As recentes pesquisas quantitativas produzidas nos últimos anos por instituições como a Fundação SEADE e o IBGE revelaram que a violência embora não contemplada pela pesquisa acadêmica permaneceu como um aspecto fundamental da condição juvenil. Os números confirmam que a juventude tem sido o segmento social mais atingido pelas mortes violentas. Essa questão agora admitida como um problema social de extrema gravidade, foi anteriormente apreendida no plano do sensível pelos jovens filiados ao movimento hip hop. Ainda no início dos anos 90, mesmo não dispondo de dados objetivos, os rappers produziram as primeiras narrativas sobre as situações dramáticas que presenciavam nos bairros periféricos. Antecipando-se aos dados oficiais, descreveram um quadro preocupante de perdas de vidas humanas entre a juventude pobre que classificaram como holocausto urbano. Sabemos agora que essa expressão não era um mero exagero de retórica, mas expressão de um sentimento íntimo sobre a cruel realidade que se configurava.
Juventude e cidade
As informações sistematizadas pelo IBGE indicam que passamos nas últimas décadas por uma revolução urbana de proporções consideráveis, e que a reordenação do perfil socioeconômico das metrópoles brasileiras, tem contribuído para a emergência da juventude como uma categoria social expressiva.

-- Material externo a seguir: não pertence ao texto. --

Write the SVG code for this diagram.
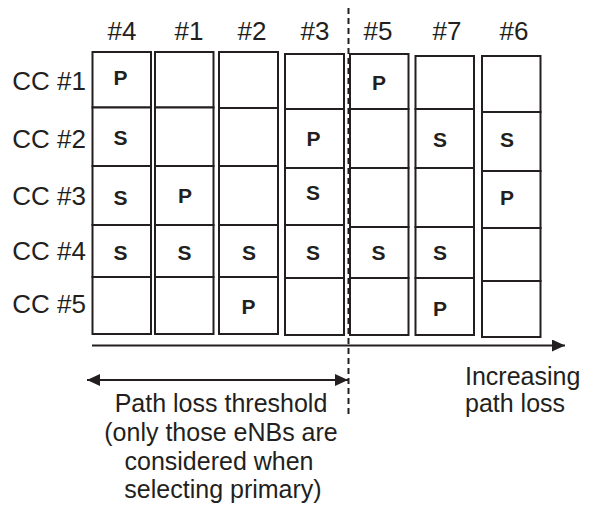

A tabela abaixo demonstra que atualmente quase 80% dos jovens se encontram nos centros urbanos. 
A presença massiva dos jovens nas cidades não é um fenômeno apenas de natureza demográfica. A violência revelada pelos indicadores sobre “mortalidade por causas externas”, item que inclui os acidentes de trânsito, homicídios e suicídios, atingiu proporções de tal ordem que alterou inclusive o perfil histórico de óbitos no segmento juvenil.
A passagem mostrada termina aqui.